Do you sell something online like used clothes, furniture, exercise equipment, or even concert tickets in 2022? You were set to face new tax reporting requirements that you likely never had before. In 2021, Congress significantly lowered the filing threshold for Form 1099-K reporting for online transactions. Previously, the changes were set to take effect in 2023, but the IRS pushed them back one year. 

How much do you know about IRS Form 1099-K and how the new reporting rules might affect millions of everyday Americans?

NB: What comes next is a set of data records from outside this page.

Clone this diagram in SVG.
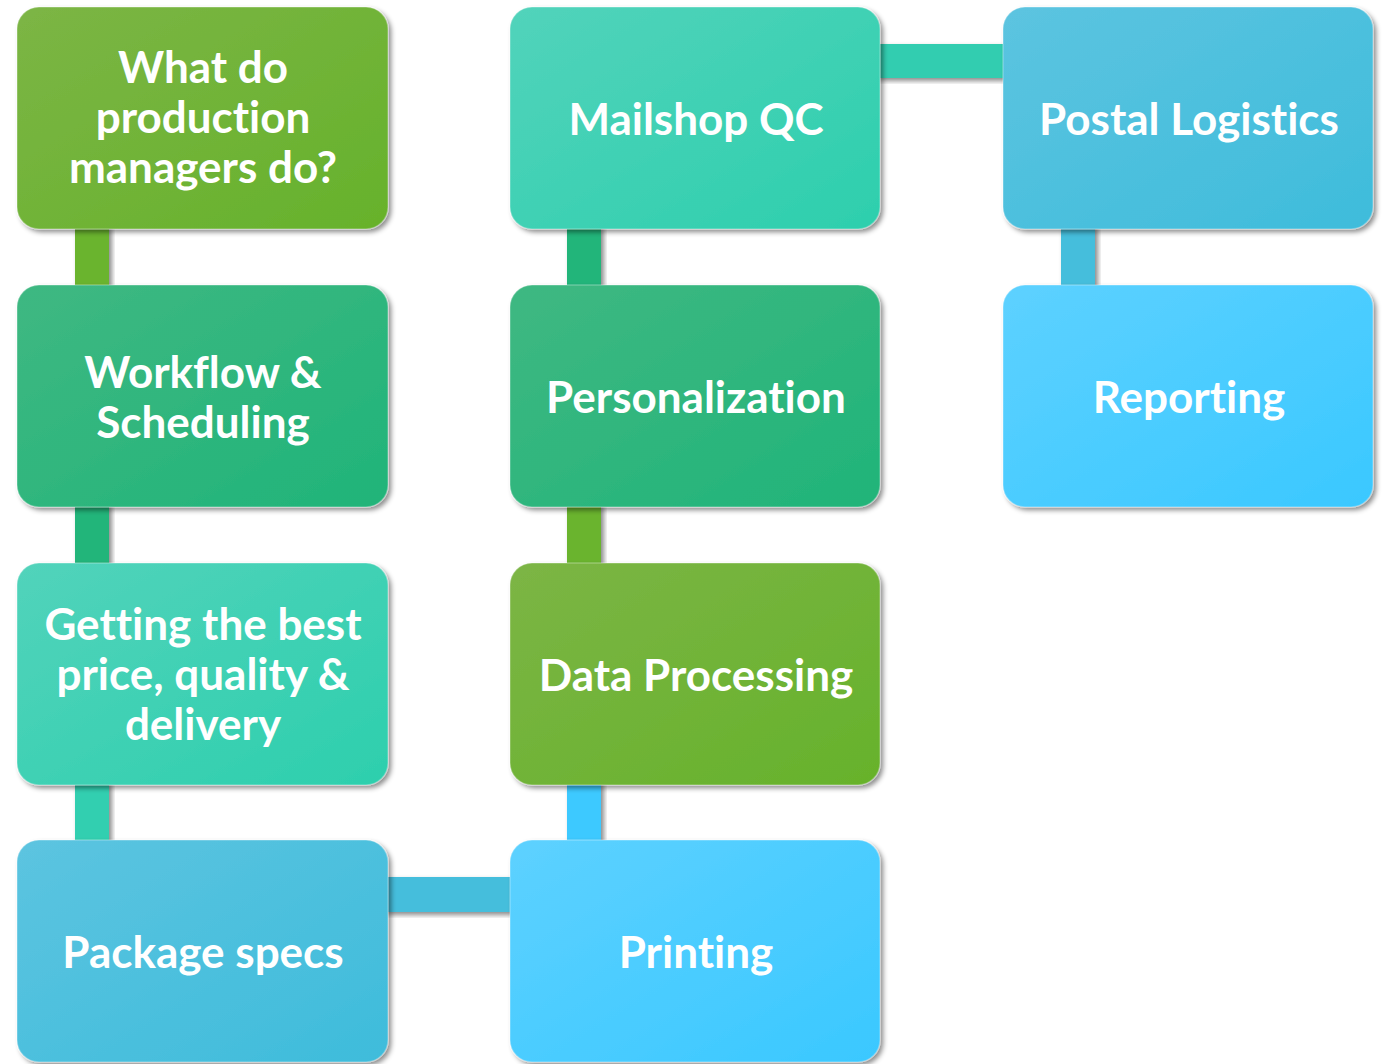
<svg xmlns="http://www.w3.org/2000/svg" width="1386" height="1064" viewBox="0 0 1386 1064">
<defs>
<linearGradient id="gGreen" x1="0" y1="0" x2="1" y2="1"><stop offset="0" stop-color="#7cb545"/><stop offset="1" stop-color="#66b22b"/></linearGradient>
<linearGradient id="gTealG" x1="0" y1="0" x2="1" y2="1"><stop offset="0" stop-color="#3fb882"/><stop offset="1" stop-color="#20b479"/></linearGradient>
<linearGradient id="gTeal" x1="0" y1="0" x2="1" y2="1"><stop offset="0" stop-color="#52d3bb"/><stop offset="1" stop-color="#2dcfad"/></linearGradient>
<linearGradient id="gCyan" x1="0" y1="0" x2="1" y2="1"><stop offset="0" stop-color="#5cc4e0"/><stop offset="1" stop-color="#3ebcdb"/></linearGradient>
<linearGradient id="gSky" x1="0" y1="0" x2="1" y2="1"><stop offset="0" stop-color="#5dd1ff"/><stop offset="1" stop-color="#3ac8ff"/></linearGradient>
<filter id="sh" x="-10%" y="-10%" width="125%" height="125%"><feDropShadow dx="3" dy="3" stdDeviation="2.5" flood-color="#000" flood-opacity="0.45"/></filter>
</defs>
<style>
.box{filter:url(#sh);stroke:#ffffff;stroke-opacity:0.25;stroke-width:1.5}
.bar{filter:url(#sh)}
text{font-family:Lato,"Liberation Sans",sans-serif;font-weight:bold;font-size:44px;fill:#ffffff;text-anchor:middle;font-variant-ligatures:none}
</style>
<g id="connectors">
<rect class="bar" x="75" y="225" width="34" height="64" fill="#6ab42f"/>
<rect class="bar" x="75" y="503" width="34" height="64" fill="#22b57a"/>
<rect class="bar" x="75" y="781" width="34" height="63" fill="#33cfb0"/>
<rect class="bar" x="384" y="877" width="130" height="35" fill="#44bedc"/>
<rect class="bar" x="567" y="781" width="34" height="63" fill="#3cc9ff"/>
<rect class="bar" x="567" y="503" width="34" height="64" fill="#6ab42f"/>
<rect class="bar" x="567" y="225" width="34" height="64" fill="#22b57a"/>
<rect class="bar" x="876" y="44" width="131" height="34" fill="#33cdb0"/>
<rect class="bar" x="1061" y="225" width="34" height="64" fill="#44bedc"/>
</g>
<g id="n1"><rect class="box" x="17" y="7" width="371" height="222" rx="22" fill="url(#gGreen)"/>
<text x="203" y="83">What do</text><text x="203" y="133">production</text><text x="203" y="183">managers do?</text></g>
<g id="n2"><rect class="box" x="17" y="285" width="371" height="222" rx="22" fill="url(#gTealG)"/>
<text x="203" y="388">Workflow &amp;</text><text x="203" y="438">Scheduling</text></g>
<g id="n3"><rect class="box" x="17" y="563" width="371" height="222" rx="22" fill="url(#gTeal)"/>
<text x="203" y="640">Getting the best</text><text x="203" y="690">price, quality &amp;</text><text x="203" y="740">delivery</text></g>
<g id="n4"><rect class="box" x="17" y="840" width="371" height="222" rx="22" fill="url(#gCyan)"/>
<text x="203" y="968">Package specs</text></g>
<g id="n5"><rect class="box" x="510" y="840" width="370" height="222" rx="22" fill="url(#gSky)"/>
<text x="696" y="968">Printing</text></g>
<g id="n6"><rect class="box" x="510" y="563" width="370" height="222" rx="22" fill="url(#gGreen)"/>
<text x="696" y="691">Data Processing</text></g>
<g id="n7"><rect class="box" x="510" y="285" width="370" height="222" rx="22" fill="url(#gTealG)"/>
<text x="696" y="413">Personalization</text></g>
<g id="n8"><rect class="box" x="510" y="7" width="370" height="222" rx="22" fill="url(#gTeal)"/>
<text x="696" y="135">Mailshop QC</text></g>
<g id="n9"><rect class="box" x="1003" y="7" width="370" height="222" rx="22" fill="url(#gCyan)"/>
<text x="1189" y="135">Postal Logistics</text></g>
<g id="n10"><rect class="box" x="1003" y="285" width="370" height="222" rx="22" fill="url(#gSky)"/>
<text x="1189" y="413">Reporting</text></g>
</svg>
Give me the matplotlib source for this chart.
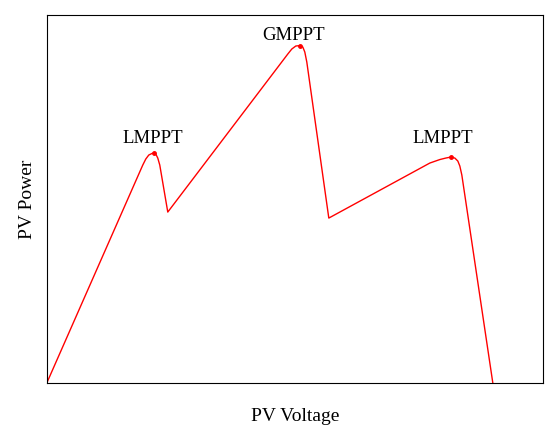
import matplotlib.pyplot as plt

# PV P-V curve under partial shading (arbitrary units)
voltage = [0, 96, 99, 102, 105, 107, 109, 111, 113, 121,
           241, 245, 249, 253.5, 256, 258, 260, 282,
           383, 393, 399, 404, 408, 411, 413, 415, 446]
power = [0, 218, 224, 228, 229.5, 230, 229, 225, 218, 171,
         329, 334, 337, 337.5, 336, 331, 321, 165,
         220, 223.5, 225, 226, 225, 222, 217, 208, 0]

peak_v = [107, 253.5, 404]
peak_p = [230, 337.5, 226]
peak_labels = ['LMPPT', 'GMPPT', 'LMPPT']
label_v = [106, 246.5, 396]
label_p = [240, 343, 240]

plt.rcParams['font.family'] = ['Liberation Serif', 'DejaVu Serif']

fig, ax = plt.subplots(figsize=(5.5, 4.29), dpi=100)
fig.subplots_adjust(left=0.085, right=0.987, top=0.965, bottom=0.107)

ax.plot(voltage, power, color='red', lw=1.0)
ax.plot(peak_v, peak_p, 'o', color='red', ms=2.5)
for v, p, lab in zip(label_v, label_p, peak_labels):
    ax.text(v, p, lab, ha='center', va='baseline', fontsize=13.5)

ax.set_xlim(0, 496)
ax.set_ylim(0, 368)
ax.set_xticks([])
ax.set_yticks([])
ax.set_xlabel('PV Voltage', fontsize=14, labelpad=18)
ax.set_ylabel('PV Power', fontsize=14, labelpad=8)

fig.savefig('out.png')
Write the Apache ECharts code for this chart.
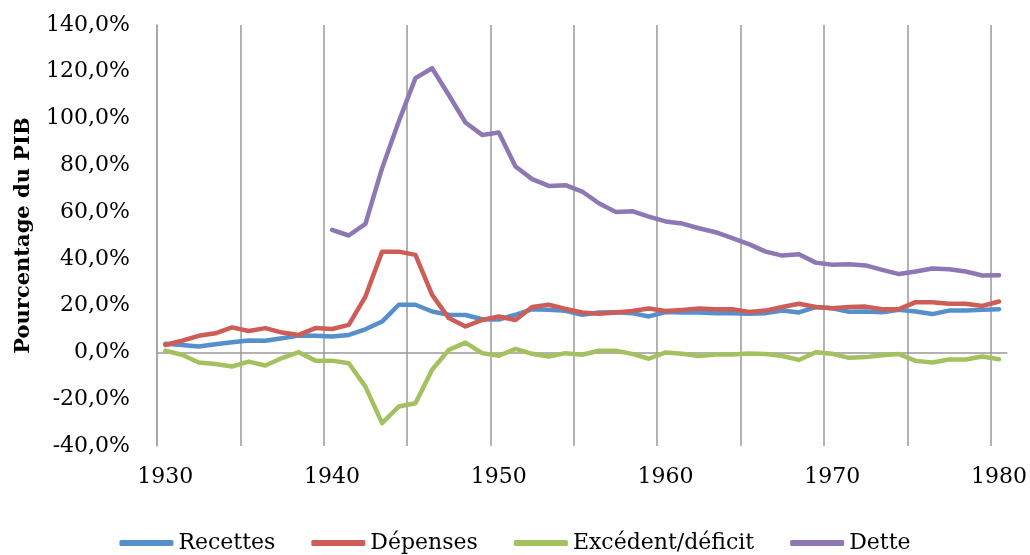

Let’s play “Two Truths and a Lie” to find out. 

Can you identify which of the three following statements about Form 1099-K new reporting rules is a lie? 

A. To fund the ARP, Congress lowered the threshold that triggers income reporting for third-party transactions on IRS Form 1099-K to just $600 through any number of transactions.

B. The new reporting rules will discourage individuals from online reselling and engaging in gig work.

C. Receiving a Form 1099-K on third-party transactions of at least $600 means that a tax bill is due. 

Let’s take these statements one at a time:

A. TRUTH! Before the new reporting rules, the filing threshold for Form 1099-K reporting was set at $20,000 in payments and 200 transactions in a calendar year. At this threshold, few users of third-party payment networks were impacted. Congress changed this in 2021 to just $600 and any number of transactions to fund the inflationary American Rescue Plan (ARP). Tens of millions of new 1099-K forms would be sent to individuals. These individuals make small transactions using third-party online apps and websites, such as those who resell children’s clothing or concert tickets, those who transfer money to friends and family to pay for dinner, or those who provide babysitting or tutoring services. 

B. TRUTH! Nearly 70% of casual online sellers say they will stop selling online in response to the new requirements. Even though most individuals do not depend on online selling as their primary source of income, many sell online to help pay for necessary personal expenses, such as medicine, housing, and clothing. A survey by the 1099-K Coalition reveals how economically damaging this new reporting requirement will be to casual online sellers. Women are especially affected as research indicates that women constitute a greater share of gig-economy workers if transportation platforms such as ridesharing and delivery apps are excluded. 

C. LIE! This is not necessarily the case. The IRS considers the sale of pre-owned goods to be non-taxable income, so long as they were resold for less than the original purchase price. However, the burden will be on casual sellers to provide proof (such as a receipt) of the original purchase price or that they earned no taxable income. Receiving a Form 1099-K may confuse individuals about what kind of income from online sales should be reported or may lead them to over-report income.

Bottom Line: 

Even though the IRS unilaterally delayed implementation of the new reporting rules for one year, if the rules are not repealed, some 30 to 50 million new 1099-K forms are expected to be sent to tax filers and the IRS in the future. Selling just $600 or more will trigger mandated reporting of income on Form 1099-K and lead to increased confusion, compliance costs, and perhaps even a tax bill. Individuals may receive forms from multiple vendors, which will increase their compliance burdens, cause unnecessary confusion, and may deter online selling in the future.